How does Italy tax UK rental income?

As an Italian tax resident, you must declare UK rental income in Italy. The UK will also tax it as UK-source income. To avoid double taxation, Italy grants a tax credit for UK tax paid on the rental income. You should report the gross rental income in the Quadro RL or Quadro RW of your Italian tax return.

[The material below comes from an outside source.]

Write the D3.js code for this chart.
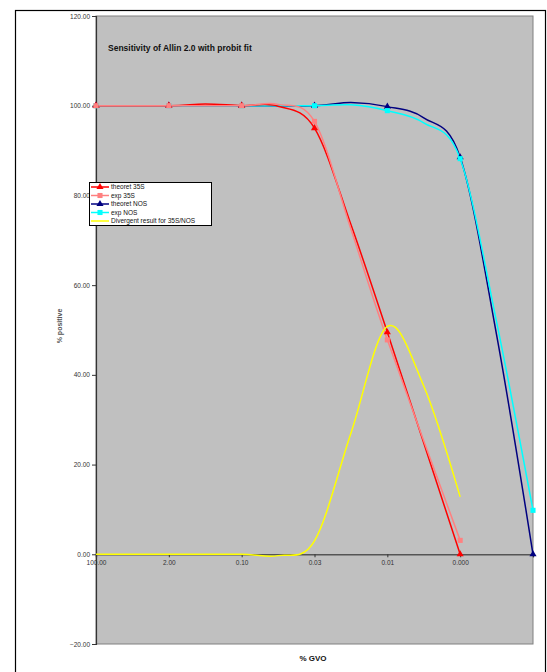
<!DOCTYPE html>
<html>
<head>
<meta charset="utf-8">
<script src="https://cdn.jsdelivr.net/npm/d3@7/dist/d3.min.js"></script>
<style>
  body { margin: 0; background: #fff; }
  svg { display: block; font-family: Arial, "Liberation Sans", sans-serif; }
</style>
</head>
<body>
<svg id="chart" width="547" height="672"></svg>
<script>
// x categories on a half-step grid: labels on every other slot (last slot has no label)
const categories = ["100.00", "", "2.00", "", "0.10", "", "0.03", "", "0.01", "", "0.000", "", ""];
const yTicks = [-20, 0, 20, 40, 60, 80, 100, 120];

// series values, one per slot (null = not read / no point)
const theoret35S = [100, null, 100, 100.4, 100, 99.9, 95, 73.5, 49.5, null, 0, null, null];
const exp35S     = [100, null, 100, null, 100, 100.3, 96.5, 72.5, 47.8, null, 3.1, null, null];
const theoretNOS = [100, null, 100, null, 100, null, 100, 100.7, 99.8, 97.3, 88.5, 48.9, 0];
const expNOS     = [100, null, 100, null, 100, null, 100, 100.2, 98.9, 96.2, 88.2, 51.8, 9.8];
const divergent  = [0, null, 0, null, 0, -0.3, 3, 27, 50.8, 37.5, 12.8, null, null];

const svg = d3.select('#chart');

const plot = {left: 96, top: 16, right: 533, bottom: 644};

const x = d3.scaleLinear()
            .domain([0, categories.length - 1])
            .range([plot.left, plot.right]);
const y = d3.scaleLinear()
            .domain([-20, 120])
            .range([plot.bottom, plot.top]);

// outer chart frame
svg.append('rect')
   .attr('x', 15.5).attr('y', 10.5)
   .attr('width', 530).attr('height', 700)
   .attr('fill', 'white')
   .attr('stroke', '#000')
   .attr('stroke-width', 1.2);

// plot area
svg.append('rect')
   .attr('x', plot.left).attr('y', plot.top)
   .attr('width', plot.right - plot.left)
   .attr('height', plot.bottom - plot.top)
   .attr('fill', '#c0c0c0')
   .attr('stroke', '#808080')
   .attr('stroke-width', 1);

// y axis
const yAxis = d3.axisLeft(y)
                .tickValues(yTicks)
                .tickSize(4)
                .tickFormat(d3.format('.2f'));
const gy = svg.append('g')
              .attr('transform', `translate(${plot.left},0)`)
              .call(yAxis);
gy.select('.domain').attr('stroke', '#333').attr('stroke-width', 1.2);
gy.selectAll('.tick line').attr('stroke', '#333');
gy.selectAll('.tick text')
  .attr('font-size', 6.5)
  .attr('fill', '#333')
  .attr('x', -6)
  .style('font-family', 'Arial, "Liberation Sans", sans-serif');

// x axis sitting on y = 0, ticks only on labelled slots
const xAxis = d3.axisBottom(x)
                .tickValues(d3.range(0, categories.length, 2))
                .tickSize(3)
                .tickFormat(i => categories[i]);
const gx = svg.append('g')
              .attr('transform', `translate(0,${y(0)})`)
              .call(xAxis);
gx.select('.domain').attr('stroke', '#555').attr('stroke-width', 1.5);
gx.selectAll('.tick line').attr('stroke', '#333');
gx.selectAll('.tick text')
  .attr('font-size', 6.5)
  .attr('fill', '#333')
  .attr('y', 6)
  .style('font-family', 'Arial, "Liberation Sans", sans-serif');

// titles
svg.append('text')
   .attr('x', 108).attr('y', 51)
   .attr('font-size', 8.5)
   .attr('font-weight', 'bold')
   .attr('fill', '#111')
   .text('Sensitivity of Allin 2.0 with probit fit');

svg.append('text')
   .attr('x', 313).attr('y', 661)
   .attr('text-anchor', 'middle')
   .attr('font-size', 8)
   .attr('font-weight', 'bold')
   .attr('fill', '#111')
   .text('% GVO');

svg.append('text')
   .attr('transform', 'translate(62,326) rotate(-90)')
   .attr('text-anchor', 'middle')
   .attr('font-size', 7)
   .attr('font-weight', 'bold')
   .attr('fill', '#555')
   .text('% positive');

// series
const series = [
  {name: 'theoret 35S', values: theoret35S, color: '#ff0000', marker: 'triangle'},
  {name: 'exp 35S', values: exp35S, color: '#ff8080', marker: 'square'},
  {name: 'theoret NOS', values: theoretNOS, color: '#000080', marker: 'triangle'},
  {name: 'exp NOS', values: expNOS, color: '#00ffff', marker: 'square'},
  {name: 'Divergent result for 35S/NOS', values: divergent, color: '#ffff00', marker: null}
];
// draw order: the lighter ones go on top as in the reference
const drawOrder = [2, 3, 0, 1, 4];

const line = d3.line()
               .x(d => x(d.i))
               .y(d => y(d.v))
               .curve(d3.curveCardinal.tension(0));

const sym = {
  triangle: d3.symbol().type(d3.symbolTriangle).size(22),
  square: d3.symbol().type(d3.symbolSquare).size(26)
};

const points = s => s.values.map((v, i) => ({i: i, v: v})).filter(d => d.v !== null);

drawOrder.forEach(k => {
  const s = series[k];
  svg.append('path')
     .datum(points(s))
     .attr('fill', 'none')
     .attr('stroke', s.color)
     .attr('stroke-width', 1.5)
     .attr('d', line);
});
// markers sit on the labelled slots only
drawOrder.forEach(k => {
  const s = series[k];
  if (!s.marker) return;
  svg.selectAll(null)
     .data(points(s).filter(d => d.i % 2 === 0))
     .enter()
     .append('path')
     .attr('d', sym[s.marker])
     .attr('transform', d => `translate(${x(d.i)},${y(d.v)})`)
     .attr('fill', s.color);
});

// legend
const legend = svg.append('g').attr('transform', 'translate(89,182)');
legend.append('rect')
      .attr('x', 0.5).attr('y', 0.5)
      .attr('width', 122).attr('height', 43)
      .attr('fill', 'white')
      .attr('stroke', '#000')
      .attr('stroke-width', 1);
series.forEach((s, i) => {
  const ly = 5 + i * 8.5;
  legend.append('line')
        .attr('x1', 2).attr('x2', 20)
        .attr('y1', ly).attr('y2', ly)
        .attr('stroke', s.color)
        .attr('stroke-width', 1.5);
  if (s.marker) {
    legend.append('path')
          .attr('d', sym[s.marker])
          .attr('transform', `translate(11,${ly})`)
          .attr('fill', s.color);
  }
  legend.append('text')
        .attr('x', 22).attr('y', ly + 2.3)
        .attr('font-size', 6.5)
        .attr('fill', '#111')
        .text(s.name);
});
</script>
</body>
</html>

Conclusion: Key Takeaways for Your UK-to-Italy Move

Relocating from the United Kingdom to Italy is an exciting life decision, but the tax implications are complex and require proactive planning. Here are the essential takeaways:

  • Timing matters: Plan your move around the UK tax year (6 April – 5 April) and carefully track your days in each country to establish clear non-residence in the UK under the SRT.
  • Understand both systems: The UK uses the SRT for residency; Italy uses a combination of civil registration, domicile, and habitual abode. You could be caught by both.
  • Leverage the DTA: The UK-Italy Double Taxation Agreement prevents most cases of double taxation, but you must understand which country has the primary taxing right for each type of income.
  • Consider the flat-tax regime: If you have significant foreign-source income, Italy's €200,000 flat-tax option could save you substantial amounts — but run the numbers carefully, especially after the 2025 increase.
  • Get professional advice: Engage both a UK-qualified tax advisor and an Italian commercialista, ideally ones with cross-border experience.
  • Use the right tools: Estimate your obligations with our Italy Income Tax Calculator and United Kingdom Income Tax Calculator to compare scenarios before and after your move.

With the right preparation, you can make your transition to la dolce vita as tax-efficient as possible.


This article is for informational purposes only and does not constitute tax advice. Tax laws change frequently; consult a qualified tax professional for advice specific to your situation.